By the time Citroen debuted the SM at the Geneva Auto Show in 1970, the French marque had been mastering unconventional vehicle technology for decades. With the Traction Avant, 2CV, DS, and other models pocketed in their portfolio, Citroen had already proven to be innovated motoring pioneers. By packing the SM with more ingenuity than any Citroen before it, or any vehicle produced for that matter, it’s no wonder the model is still revered today.
The SM was essentially meant to be a Grand Touring version of the four door DS while doubling as a platform for Citroen’s newest advancements. Penned by Citroen’s own head of design, Robert Opron, the overall profile closely mirrors the DS’s teardrop canopy with quarter panels covering the rear wheels, but features a Kamm tail assisting in a drag coefficient of just .26 – compare that to, say, the Ferrari 458 Italia’s .33 rating. Love it or hate it, the design is as fresh and striking as it was when new.
Like the DS, the SM suspension offered cloud-like comfort thanks to its hydropneumatic (oleo pneumatic) independent fully adjustable self-leveling suspension. The euro-spec SM headlights self-plane in relation to the desired ride height and also swivel in accordance to steering input.
The SM was an early mass-produced vehicle to offer four-wheel disc brakes. To reduce unsprung mass, the front disc brakes were mounted inboard and cooled by integrated underbody air channels. One of the more intriguing mechanical characteristics is the automated hydraulic pressure bias brake system that self-adjusts to cabin weight distribution to ensure the car doesn’t bow under braking, keeping the car level while stopping – all orchestrated through a highly sensitive brake bulb in place of a traditional pedal.

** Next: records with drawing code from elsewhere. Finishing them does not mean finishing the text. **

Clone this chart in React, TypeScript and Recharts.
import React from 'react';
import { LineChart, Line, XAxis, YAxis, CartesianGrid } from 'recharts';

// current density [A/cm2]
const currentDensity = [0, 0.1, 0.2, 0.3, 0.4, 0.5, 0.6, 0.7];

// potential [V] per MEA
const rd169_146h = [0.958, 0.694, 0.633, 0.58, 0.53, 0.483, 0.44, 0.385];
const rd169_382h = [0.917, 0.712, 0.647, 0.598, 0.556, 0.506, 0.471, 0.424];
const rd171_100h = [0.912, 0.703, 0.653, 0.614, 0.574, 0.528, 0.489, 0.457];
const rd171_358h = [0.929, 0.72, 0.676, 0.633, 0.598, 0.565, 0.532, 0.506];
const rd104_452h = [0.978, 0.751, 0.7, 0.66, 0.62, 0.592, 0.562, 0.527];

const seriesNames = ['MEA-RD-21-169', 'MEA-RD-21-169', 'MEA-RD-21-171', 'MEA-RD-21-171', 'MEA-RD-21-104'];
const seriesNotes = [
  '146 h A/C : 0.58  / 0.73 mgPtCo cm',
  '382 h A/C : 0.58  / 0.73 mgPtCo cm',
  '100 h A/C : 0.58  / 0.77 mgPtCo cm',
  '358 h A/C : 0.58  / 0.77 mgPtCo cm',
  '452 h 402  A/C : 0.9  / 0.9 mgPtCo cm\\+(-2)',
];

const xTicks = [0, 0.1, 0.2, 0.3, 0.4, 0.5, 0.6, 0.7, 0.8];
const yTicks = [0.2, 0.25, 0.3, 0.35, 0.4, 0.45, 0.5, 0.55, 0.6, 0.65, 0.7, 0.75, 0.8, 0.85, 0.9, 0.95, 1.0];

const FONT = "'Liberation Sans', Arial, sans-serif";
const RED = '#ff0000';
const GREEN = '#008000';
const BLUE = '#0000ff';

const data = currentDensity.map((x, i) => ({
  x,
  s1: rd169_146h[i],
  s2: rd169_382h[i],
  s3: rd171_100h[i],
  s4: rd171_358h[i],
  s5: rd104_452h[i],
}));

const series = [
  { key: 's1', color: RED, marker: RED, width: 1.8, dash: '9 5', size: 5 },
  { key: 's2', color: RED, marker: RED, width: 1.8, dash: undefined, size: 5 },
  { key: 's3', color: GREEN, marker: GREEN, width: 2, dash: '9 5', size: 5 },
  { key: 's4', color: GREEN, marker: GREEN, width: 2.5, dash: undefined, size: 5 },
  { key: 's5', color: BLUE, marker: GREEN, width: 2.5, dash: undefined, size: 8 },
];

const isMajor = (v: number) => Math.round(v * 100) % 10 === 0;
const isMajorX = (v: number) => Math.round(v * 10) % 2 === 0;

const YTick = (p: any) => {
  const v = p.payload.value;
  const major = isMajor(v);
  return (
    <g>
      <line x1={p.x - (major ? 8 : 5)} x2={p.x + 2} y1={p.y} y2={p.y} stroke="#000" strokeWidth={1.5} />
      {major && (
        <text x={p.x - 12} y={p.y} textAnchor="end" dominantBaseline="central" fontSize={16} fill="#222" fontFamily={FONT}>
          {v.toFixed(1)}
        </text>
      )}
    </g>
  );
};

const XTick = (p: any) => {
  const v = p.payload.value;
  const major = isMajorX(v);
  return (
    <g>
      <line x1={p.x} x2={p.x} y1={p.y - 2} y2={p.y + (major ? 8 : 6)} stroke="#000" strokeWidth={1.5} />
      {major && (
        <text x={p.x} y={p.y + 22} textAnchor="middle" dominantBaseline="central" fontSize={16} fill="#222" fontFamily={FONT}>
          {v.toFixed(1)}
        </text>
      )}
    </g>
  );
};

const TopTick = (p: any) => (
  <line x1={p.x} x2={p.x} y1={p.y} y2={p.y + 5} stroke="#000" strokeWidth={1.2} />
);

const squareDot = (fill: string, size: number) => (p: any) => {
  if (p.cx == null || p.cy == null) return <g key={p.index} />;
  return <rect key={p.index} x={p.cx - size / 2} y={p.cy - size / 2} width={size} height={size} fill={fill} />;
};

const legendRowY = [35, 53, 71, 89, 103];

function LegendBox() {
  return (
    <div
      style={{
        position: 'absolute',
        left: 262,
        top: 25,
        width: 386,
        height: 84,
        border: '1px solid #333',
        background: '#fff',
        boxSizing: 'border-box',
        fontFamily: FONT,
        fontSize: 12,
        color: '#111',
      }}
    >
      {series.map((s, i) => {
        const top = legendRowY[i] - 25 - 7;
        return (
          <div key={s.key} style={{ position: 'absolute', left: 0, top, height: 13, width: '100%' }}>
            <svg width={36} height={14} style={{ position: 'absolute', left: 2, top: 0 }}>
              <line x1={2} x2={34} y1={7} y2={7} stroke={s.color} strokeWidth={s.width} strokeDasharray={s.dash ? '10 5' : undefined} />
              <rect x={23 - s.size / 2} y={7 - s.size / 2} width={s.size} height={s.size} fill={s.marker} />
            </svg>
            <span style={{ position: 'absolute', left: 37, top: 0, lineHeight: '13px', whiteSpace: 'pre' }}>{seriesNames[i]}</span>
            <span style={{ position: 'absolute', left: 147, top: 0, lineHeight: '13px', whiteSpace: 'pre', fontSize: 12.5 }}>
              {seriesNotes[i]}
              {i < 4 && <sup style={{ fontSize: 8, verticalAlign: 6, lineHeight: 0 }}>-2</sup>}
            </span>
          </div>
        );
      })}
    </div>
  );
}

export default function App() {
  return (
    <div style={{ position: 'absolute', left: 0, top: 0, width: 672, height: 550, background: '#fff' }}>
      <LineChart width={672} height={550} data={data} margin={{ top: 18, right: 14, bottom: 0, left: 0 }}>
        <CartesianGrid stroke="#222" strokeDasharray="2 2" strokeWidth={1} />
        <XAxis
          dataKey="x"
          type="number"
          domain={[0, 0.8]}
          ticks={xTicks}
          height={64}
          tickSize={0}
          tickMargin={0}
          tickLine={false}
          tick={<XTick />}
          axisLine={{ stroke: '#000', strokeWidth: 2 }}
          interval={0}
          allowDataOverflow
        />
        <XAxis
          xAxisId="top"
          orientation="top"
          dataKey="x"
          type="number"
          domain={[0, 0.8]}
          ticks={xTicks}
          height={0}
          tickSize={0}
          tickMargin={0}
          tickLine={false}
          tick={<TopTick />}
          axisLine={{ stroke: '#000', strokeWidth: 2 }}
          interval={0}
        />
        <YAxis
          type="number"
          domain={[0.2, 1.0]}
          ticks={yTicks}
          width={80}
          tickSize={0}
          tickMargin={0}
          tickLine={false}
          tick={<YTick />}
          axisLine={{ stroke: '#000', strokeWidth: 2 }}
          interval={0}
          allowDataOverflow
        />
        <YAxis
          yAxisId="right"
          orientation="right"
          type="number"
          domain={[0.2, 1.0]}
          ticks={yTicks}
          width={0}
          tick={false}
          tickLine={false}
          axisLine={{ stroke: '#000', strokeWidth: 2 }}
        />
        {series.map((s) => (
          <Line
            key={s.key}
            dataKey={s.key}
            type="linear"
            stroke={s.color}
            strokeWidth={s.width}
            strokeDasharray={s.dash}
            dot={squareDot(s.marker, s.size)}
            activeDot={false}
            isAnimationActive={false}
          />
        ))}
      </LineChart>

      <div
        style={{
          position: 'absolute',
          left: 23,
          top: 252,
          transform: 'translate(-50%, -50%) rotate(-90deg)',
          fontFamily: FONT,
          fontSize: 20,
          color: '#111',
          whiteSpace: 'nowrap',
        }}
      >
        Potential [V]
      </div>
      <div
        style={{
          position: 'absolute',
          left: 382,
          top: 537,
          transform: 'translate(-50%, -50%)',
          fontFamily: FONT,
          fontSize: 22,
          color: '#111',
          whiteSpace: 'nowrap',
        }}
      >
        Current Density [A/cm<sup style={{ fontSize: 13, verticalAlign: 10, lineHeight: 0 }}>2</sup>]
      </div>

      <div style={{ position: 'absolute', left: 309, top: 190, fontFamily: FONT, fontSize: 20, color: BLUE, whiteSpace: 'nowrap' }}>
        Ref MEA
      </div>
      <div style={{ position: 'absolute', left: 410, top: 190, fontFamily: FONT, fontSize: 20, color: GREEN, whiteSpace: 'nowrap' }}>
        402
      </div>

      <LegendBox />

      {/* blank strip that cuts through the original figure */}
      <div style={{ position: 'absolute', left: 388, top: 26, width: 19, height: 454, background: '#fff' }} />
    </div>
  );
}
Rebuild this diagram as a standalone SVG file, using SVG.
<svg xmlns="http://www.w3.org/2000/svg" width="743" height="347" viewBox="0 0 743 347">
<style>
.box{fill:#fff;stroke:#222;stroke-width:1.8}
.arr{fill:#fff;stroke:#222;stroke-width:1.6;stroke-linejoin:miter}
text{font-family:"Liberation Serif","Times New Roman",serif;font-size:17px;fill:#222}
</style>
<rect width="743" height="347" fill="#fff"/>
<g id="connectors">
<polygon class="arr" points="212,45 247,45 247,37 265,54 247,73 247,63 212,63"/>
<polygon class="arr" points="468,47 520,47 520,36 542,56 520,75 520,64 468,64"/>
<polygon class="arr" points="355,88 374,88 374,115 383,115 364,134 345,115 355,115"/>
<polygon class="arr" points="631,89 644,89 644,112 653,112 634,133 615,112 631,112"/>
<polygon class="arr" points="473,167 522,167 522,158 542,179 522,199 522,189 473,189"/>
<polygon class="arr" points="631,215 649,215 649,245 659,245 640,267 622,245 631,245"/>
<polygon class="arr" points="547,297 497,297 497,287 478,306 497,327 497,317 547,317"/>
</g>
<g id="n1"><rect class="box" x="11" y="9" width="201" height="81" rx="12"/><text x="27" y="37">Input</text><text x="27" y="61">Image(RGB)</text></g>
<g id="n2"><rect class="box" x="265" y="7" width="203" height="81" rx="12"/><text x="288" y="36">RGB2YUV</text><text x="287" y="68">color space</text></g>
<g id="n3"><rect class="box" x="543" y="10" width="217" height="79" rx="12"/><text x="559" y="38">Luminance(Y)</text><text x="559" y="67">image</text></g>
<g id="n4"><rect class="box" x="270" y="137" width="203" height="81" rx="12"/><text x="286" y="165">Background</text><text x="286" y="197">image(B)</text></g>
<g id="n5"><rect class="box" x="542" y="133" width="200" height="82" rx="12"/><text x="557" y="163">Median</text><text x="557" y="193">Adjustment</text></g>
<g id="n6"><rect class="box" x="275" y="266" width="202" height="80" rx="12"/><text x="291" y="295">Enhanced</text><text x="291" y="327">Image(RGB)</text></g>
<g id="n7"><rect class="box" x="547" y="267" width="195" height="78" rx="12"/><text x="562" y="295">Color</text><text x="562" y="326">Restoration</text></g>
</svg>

The SM also introduced variable assist power steering with only two turns lock-to-lock – like the brakes, steering input is a delicate operation.
A timeless automobile of mid-to-late century design, the Citroen SM continues to be a prime example of function blended with form. Hosting a number of mechanical and technological breakthroughs, the SM is the past’s fantasized prediction of the future’s automobile – though, in many ways, it seems modern vehicles still can’t match the SM.